4. A runoff in Georgia
Like Louisiana, Georgia also requires winners to get over 50% to be elected to the Senate. In the Peach State's open seat contest, businessman David Perdue (R) appears to have a small lead over former nonprofit CEO Michelle Nunn (D), although Perdue is short of 50% in most polls. He may have a hard time getting there in part because of the presence of a Libertarian, Amanda Swafford, on the ballot.
A Libertarian candidate might also push Georgia's gubernatorial race between Gov. Nathan Deal (R) and state Sen. Jason Carter (D) to a runoff. What's odd here is that Senate and gubernatorial runoffs are held on different dates: The gubernatorial runoff is scheduled for Dec. 2, and the Senate runoff is scheduled for Jan. 6, 2015, which would be just after the 114th Congress convenes. That means the new Senate could come to order a member short, and that member could decide the majority, too, even assuming that the first three items on this list are resolved in an orderly way (all the other races have clean winners and Roberts is reelected).
5. A party switch
Beyond the choice of a potential Sen. Orman, it's not out of the realm of possibility that a current senator could switch parties. In a closely divided Senate, that could lead to a change of party control.

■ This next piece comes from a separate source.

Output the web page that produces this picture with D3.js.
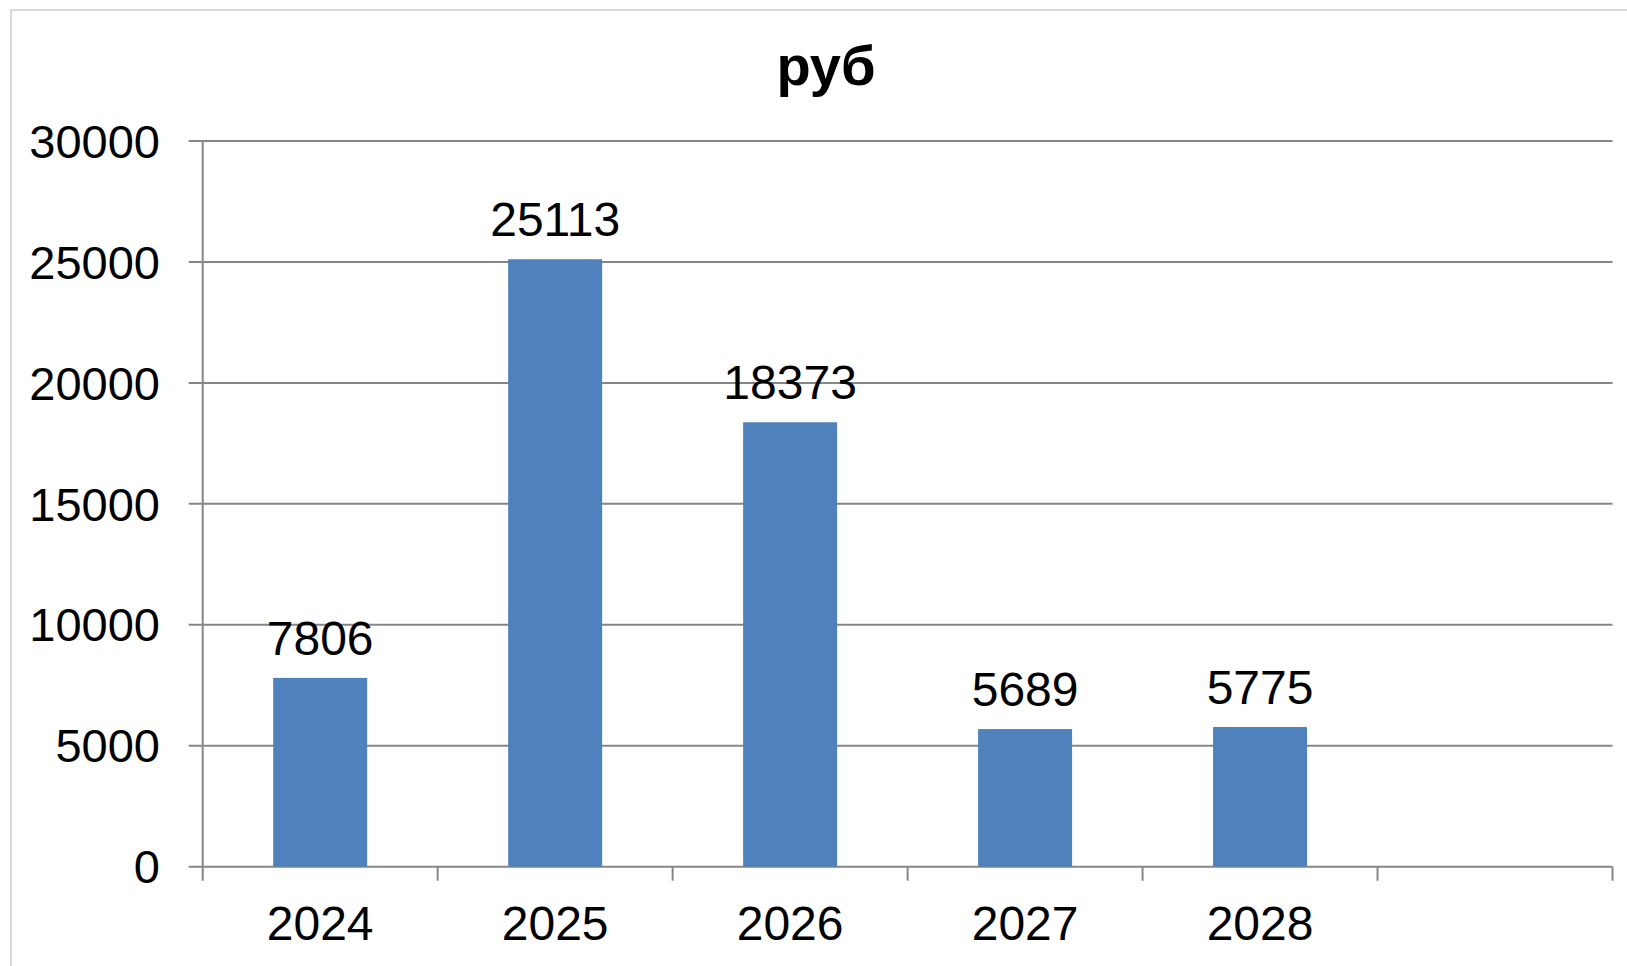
<!DOCTYPE html>
<html>
<head>
<meta charset="utf-8">
<script src="https://cdn.jsdelivr.net/npm/d3@7"></script>
<style>
html,body{margin:0;padding:0;background:#fff;}
svg{display:block;font-family:"Liberation Sans",Arial,sans-serif;}
</style>
</head>
<body>
<svg id="chart" width="1627" height="966"></svg>
<script>
const title = "руб";
const categories = ["2024", "2025", "2026", "2027", "2028"];
const values = [7806, 25113, 18373, 5689, 5775];
const yTicks = [0, 5000, 10000, 15000, 20000, 25000, 30000];
const yMax = 30000;

const svg = d3.select("#chart");
const W = 1627, H = 966;
const plotLeft = 202.7, plotRight = 1612.5, plotTop = 141, plotBottom = 866.7;
const gridColor = "#868686";

// outer frame
svg.append("rect").attr("x", 11).attr("y", 10).attr("width", W + 20).attr("height", H + 20)
  .attr("fill", "#fff").attr("stroke", "#d9d9d9").attr("stroke-width", 2);

const slots = categories.concat([""]);
const x = d3.scaleBand().domain(slots).range([plotLeft, plotRight]).paddingInner(0).paddingOuter(0);
const y = d3.scaleLinear().domain([0, yMax]).range([plotBottom, plotTop]);

// gridlines + y ticks
svg.append("g").selectAll("line").data(yTicks).join("line")
  .attr("x1", plotLeft - 14).attr("x2", plotRight)
  .attr("y1", d => y(d)).attr("y2", d => y(d))
  .attr("stroke", gridColor).attr("stroke-width", 2);

// y axis line
svg.append("line").attr("x1", plotLeft).attr("x2", plotLeft).attr("y1", plotTop).attr("y2", plotBottom + 14)
  .attr("stroke", gridColor).attr("stroke-width", 2);

// x ticks at band boundaries
const bounds = slots.map(s => x(s)).concat([x.range()[1]]);
svg.append("g").selectAll("line").data(bounds.slice(1)).join("line")
  .attr("x1", d => d).attr("x2", d => d).attr("y1", plotBottom).attr("y2", plotBottom + 14)
  .attr("stroke", gridColor).attr("stroke-width", 2);

// y tick labels
svg.append("g").selectAll("text").data(yTicks).join("text")
  .attr("x", 160).attr("y", d => y(d)).attr("dy", "0.355em")
  .attr("text-anchor", "end").attr("font-size", 47).attr("fill", "#000")
  .text(d => d);

// x labels
svg.append("g").selectAll("text").data(categories).join("text")
  .attr("x", d => x(d) + x.bandwidth() / 2).attr("y", 940)
  .attr("text-anchor", "middle").attr("font-size", 48).attr("fill", "#000")
  .text(d => d);

// bars
const barW = x.bandwidth() * 0.4;
svg.append("g").selectAll("rect").data(categories).join("rect")
  .attr("x", d => x(d) + (x.bandwidth() - barW) / 2)
  .attr("width", barW)
  .attr("y", (d, i) => y(values[i]))
  .attr("height", (d, i) => y(0) - y(values[i]))
  .attr("fill", "#4f81bd");

// data labels
svg.append("g").selectAll("text").data(categories).join("text")
  .attr("x", d => x(d) + x.bandwidth() / 2)
  .attr("y", (d, i) => y(values[i]) - 23)
  .attr("text-anchor", "middle").attr("font-size", 48).attr("fill", "#000")
  .text((d, i) => values[i]);

// title
svg.append("text").attr("x", 826).attr("y", 85).attr("text-anchor", "middle")
  .attr("font-size", 56).attr("font-weight", "bold").attr("fill", "#000").text(title);
</script>
</body>
</html>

We saw this in 2001, a crazy year in the Senate. When the Senate opened that year on Jan. 3, control was split 50-50, but Vice President Al Gore (D) was still in office, which allowed Sen. Tom Daschle (D-SD) to serve as majority leader for 17 days. After President George W. Bush was inaugurated, Vice President Dick Cheney's (R) tiebreaking vote made Sen. Trent Lott (R-MS) majority leader. Later that year, Sen. Jim Jeffords (VT) announced he was switching from Republican to independent and would caucus with Democrats, which made Daschle majority leader again. Republicans re-took the chamber in the 2002 elections.
Who could switch this time? The most obvious candidate would be independent Sen. Angus King (ME), who currently caucuses with the Democrats. He's left the door open to a post-election caucus switch.

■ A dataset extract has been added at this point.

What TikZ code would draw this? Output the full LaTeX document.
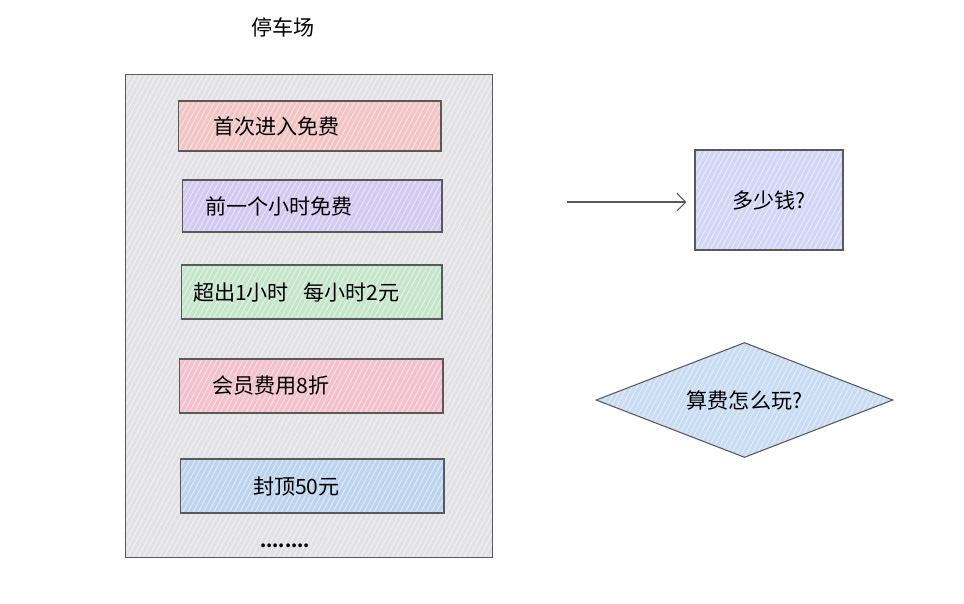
\documentclass[tikz,border=0pt]{standalone}
\usepackage{fontspec}
\setmainfont{Noto Sans CJK SC}
\usetikzlibrary{positioning,shapes.geometric,patterns.meta,arrows.meta}

\definecolor{lotgray}{HTML}{E2E2E5}
\definecolor{freered}{HTML}{F3C4C4}
\definecolor{hourpurple}{HTML}{D3CAF2}
\definecolor{overgreen}{HTML}{C6E6CB}
\definecolor{memberpink}{HTML}{F2C0CF}
\definecolor{capblue}{HTML}{BCD4EE}
\definecolor{costblue}{HTML}{D2D6F6}
\definecolor{rulesblue}{HTML}{C8DCF3}

\tikzset{
	hatch/.style={preaction={fill=#1}, pattern={Lines[angle=62,distance=2.6pt,line width=0.5pt]}, pattern color=white!55!#1},
	entry/.style={draw=black!65, line width=0.6pt, minimum height=1cm, align=left, font=\large},
}

\begin{document}
\begin{tikzpicture}[>={Straight Barb[length=5pt,width=10pt]}, x=0.02cm, y=-0.02cm]
				\useasboundingbox (0,0) rectangle (964,603);

				\node[font=\large] (title) at (283,27) {停车场};

				% LOT
				\node[draw=black!65, line width=0.6pt, hatch=lotgray, minimum width=7.36cm, minimum height=9.68cm] (lot) at (309,316) {};

				% RULES
				\node[entry, hatch=freered, inner xsep=0.7cm, text width=3.86cm] (r1) at (309.5,126) {首次进入免费};
				\node[entry, hatch=hourpurple, inner xsep=0.46cm, text width=4.28cm, minimum height=1.04cm] (r2) at (312,206) {前一个小时免费};
				\node[entry, hatch=overgreen, inner xsep=0.24cm, text width=4.74cm, minimum height=1.08cm] (r3) at (311.5,292) {超出1小时\ \ 每小时2元};
				\node[entry, hatch=memberpink, inner xsep=0.66cm, text width=3.96cm, minimum height=1.08cm] (r4) at (311,386) {会员费用8折};
				\node[entry, hatch=capblue, inner xsep=1.46cm, text width=2.36cm, minimum height=1.08cm] (r5) at (312,486) {封顶50元};
				\node[font=\bfseries] (more) at (285,546) {........};

				% RIGHT
				\node[draw=black!65, line width=0.6pt, hatch=costblue, minimum width=2.96cm, minimum height=2cm, font=\large] (cost) at (769,200) {多少钱?};
				\coordinate (from) at (567,202);
				\draw[->, draw=black!65, line width=0.6pt, shorten >=0.16cm] (from) to (cost.west |- from);

				\node[draw=black!65, line width=0.6pt, hatch=rulesblue, diamond, minimum width=5.94cm, minimum height=2.3cm, aspect=2.6, inner sep=0pt, font=\large] (how) at (744.5,400) {算费怎么玩?};
			\end{tikzpicture}
\end{document}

A longer shot would be someone like Sen. Joe Manchin (D-WV), one of the more conservative members of the Democratic caucus. It's possible that after this election, he will be the only Democrat in the Mountain State's congressional delegation, and it's also possible that his state's House of Delegates (the lower chamber of the state legislature) will flip to the Republicans for the first time since 1928. Additionally, we've heard rumblings that Manchin's own numbers are not as strong as they used to be, and he might sense the political winds shifting in his state as he eyes a reelection bid in 2018 — or a return to the governor's office in 2016.

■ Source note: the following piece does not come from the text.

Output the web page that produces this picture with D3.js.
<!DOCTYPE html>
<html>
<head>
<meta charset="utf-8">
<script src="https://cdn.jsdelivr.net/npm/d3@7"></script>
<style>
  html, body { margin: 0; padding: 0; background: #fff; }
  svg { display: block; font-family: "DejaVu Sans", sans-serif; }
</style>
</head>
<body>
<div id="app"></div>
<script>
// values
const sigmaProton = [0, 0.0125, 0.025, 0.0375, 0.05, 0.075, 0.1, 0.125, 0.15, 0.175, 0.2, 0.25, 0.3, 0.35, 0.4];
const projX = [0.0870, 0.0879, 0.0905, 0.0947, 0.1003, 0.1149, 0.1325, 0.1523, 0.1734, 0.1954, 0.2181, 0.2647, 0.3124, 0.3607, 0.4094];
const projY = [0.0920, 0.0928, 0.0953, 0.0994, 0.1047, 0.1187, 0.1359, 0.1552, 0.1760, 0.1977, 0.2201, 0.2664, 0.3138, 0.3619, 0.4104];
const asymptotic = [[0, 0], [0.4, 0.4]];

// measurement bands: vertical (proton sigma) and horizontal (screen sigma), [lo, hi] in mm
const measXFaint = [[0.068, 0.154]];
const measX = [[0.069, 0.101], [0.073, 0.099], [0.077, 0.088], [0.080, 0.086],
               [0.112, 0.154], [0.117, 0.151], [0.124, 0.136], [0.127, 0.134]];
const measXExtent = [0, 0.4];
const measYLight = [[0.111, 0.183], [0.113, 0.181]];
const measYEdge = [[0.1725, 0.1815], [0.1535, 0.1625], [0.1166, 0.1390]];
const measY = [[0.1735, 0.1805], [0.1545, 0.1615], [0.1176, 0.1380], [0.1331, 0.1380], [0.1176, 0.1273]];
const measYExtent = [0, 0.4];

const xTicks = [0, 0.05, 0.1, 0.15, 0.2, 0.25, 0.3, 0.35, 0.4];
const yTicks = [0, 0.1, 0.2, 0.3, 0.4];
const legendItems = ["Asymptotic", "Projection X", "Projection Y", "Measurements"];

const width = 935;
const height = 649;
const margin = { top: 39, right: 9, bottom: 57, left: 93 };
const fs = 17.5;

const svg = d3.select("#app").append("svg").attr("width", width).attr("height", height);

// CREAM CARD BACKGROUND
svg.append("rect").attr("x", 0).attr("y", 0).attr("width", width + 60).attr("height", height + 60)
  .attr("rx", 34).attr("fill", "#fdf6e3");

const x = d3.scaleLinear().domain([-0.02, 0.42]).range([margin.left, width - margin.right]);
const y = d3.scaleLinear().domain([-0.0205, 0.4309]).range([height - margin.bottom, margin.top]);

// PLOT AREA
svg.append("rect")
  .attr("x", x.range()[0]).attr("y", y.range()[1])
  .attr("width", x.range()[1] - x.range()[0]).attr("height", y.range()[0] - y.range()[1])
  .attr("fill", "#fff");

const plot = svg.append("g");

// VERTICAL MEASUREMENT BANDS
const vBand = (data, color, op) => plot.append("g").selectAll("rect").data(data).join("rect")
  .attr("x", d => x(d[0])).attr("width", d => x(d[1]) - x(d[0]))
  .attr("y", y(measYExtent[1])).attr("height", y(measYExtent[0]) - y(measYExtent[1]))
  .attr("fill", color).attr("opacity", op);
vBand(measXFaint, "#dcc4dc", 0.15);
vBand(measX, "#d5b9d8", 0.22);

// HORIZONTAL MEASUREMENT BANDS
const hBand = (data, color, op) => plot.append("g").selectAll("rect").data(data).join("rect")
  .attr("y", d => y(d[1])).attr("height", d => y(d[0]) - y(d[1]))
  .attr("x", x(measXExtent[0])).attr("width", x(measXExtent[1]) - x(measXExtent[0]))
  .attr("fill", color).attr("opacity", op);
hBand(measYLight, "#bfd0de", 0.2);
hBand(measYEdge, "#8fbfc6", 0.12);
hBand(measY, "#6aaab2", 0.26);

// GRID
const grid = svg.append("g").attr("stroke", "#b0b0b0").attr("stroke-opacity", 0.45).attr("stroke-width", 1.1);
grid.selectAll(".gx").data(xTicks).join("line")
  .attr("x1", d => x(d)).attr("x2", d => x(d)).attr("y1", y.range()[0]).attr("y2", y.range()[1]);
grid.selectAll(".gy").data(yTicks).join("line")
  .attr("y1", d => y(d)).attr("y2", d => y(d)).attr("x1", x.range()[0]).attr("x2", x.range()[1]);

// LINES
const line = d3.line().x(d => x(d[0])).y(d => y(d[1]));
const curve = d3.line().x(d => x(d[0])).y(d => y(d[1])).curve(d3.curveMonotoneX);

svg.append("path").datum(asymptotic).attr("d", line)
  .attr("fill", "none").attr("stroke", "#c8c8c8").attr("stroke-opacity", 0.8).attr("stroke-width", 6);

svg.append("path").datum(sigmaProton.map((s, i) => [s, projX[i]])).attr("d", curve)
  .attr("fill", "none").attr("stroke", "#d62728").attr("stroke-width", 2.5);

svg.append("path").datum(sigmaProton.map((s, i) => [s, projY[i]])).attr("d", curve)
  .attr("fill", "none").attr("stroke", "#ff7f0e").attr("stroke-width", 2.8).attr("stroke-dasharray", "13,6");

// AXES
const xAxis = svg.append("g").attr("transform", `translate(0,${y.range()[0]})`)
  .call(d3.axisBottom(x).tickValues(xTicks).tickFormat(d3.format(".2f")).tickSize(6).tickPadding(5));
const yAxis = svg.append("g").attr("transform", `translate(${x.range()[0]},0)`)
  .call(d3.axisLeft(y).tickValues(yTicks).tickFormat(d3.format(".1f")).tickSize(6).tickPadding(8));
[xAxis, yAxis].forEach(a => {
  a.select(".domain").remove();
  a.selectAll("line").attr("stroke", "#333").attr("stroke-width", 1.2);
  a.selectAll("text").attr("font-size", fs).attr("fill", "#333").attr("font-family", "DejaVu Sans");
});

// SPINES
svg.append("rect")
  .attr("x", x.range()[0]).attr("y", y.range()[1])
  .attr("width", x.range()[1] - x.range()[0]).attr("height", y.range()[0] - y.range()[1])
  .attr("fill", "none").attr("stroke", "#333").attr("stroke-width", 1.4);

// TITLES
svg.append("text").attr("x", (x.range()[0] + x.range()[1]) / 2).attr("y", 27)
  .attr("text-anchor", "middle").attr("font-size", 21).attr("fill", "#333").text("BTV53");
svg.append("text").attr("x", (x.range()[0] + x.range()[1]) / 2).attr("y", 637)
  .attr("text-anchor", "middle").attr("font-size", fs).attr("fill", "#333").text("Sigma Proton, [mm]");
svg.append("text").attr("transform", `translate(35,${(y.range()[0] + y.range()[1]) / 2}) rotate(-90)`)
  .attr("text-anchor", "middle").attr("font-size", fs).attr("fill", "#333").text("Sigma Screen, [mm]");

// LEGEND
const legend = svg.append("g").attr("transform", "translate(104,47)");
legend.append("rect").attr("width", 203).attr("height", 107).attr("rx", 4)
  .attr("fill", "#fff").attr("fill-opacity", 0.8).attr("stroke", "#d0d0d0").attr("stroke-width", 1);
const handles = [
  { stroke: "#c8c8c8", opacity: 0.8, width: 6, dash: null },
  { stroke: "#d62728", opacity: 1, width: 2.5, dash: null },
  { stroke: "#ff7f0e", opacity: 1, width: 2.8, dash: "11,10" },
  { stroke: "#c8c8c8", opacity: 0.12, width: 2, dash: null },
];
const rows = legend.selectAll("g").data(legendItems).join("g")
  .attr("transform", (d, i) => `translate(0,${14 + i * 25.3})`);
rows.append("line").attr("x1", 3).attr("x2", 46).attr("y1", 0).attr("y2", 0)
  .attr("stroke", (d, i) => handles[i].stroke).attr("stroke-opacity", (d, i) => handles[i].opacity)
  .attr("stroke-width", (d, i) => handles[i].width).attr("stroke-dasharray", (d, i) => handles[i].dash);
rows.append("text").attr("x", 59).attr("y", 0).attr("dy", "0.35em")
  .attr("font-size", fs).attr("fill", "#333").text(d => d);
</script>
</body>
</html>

One longtime West Virginia observer said that the chances of a Manchin party switch were remote but added, "Manchin changes with the wind."
Perhaps other senators could be induced to flip sides, though those changes might not necessarily change the majority party. One possibility if the Republicans win a clear majority (something like 52 or more seats) is that their edge may grow as someone like King decides life is better in the majority. In 1994, Republicans won a 52-seat majority that increased to 54 seats after Sen. Richard Shelby (AL) and then-Sen. Ben Nighthorse Campbell (CO) switched from the Democrats to the Republicans. This is all the more incentive — the good Democratic Senate map coming in 2016 is another — for Republicans to think of their Senate goal as more than just 51 seats.
The general public is probably getting sick of this election because they hate Congress and they would rather watch cereal commercials than political ads. The political class is getting sick of this election because it distracts from Hillarymania and the Republican presidential jumble.
There are many who want this election over and done with on Nov. 4. But they may not get their wish.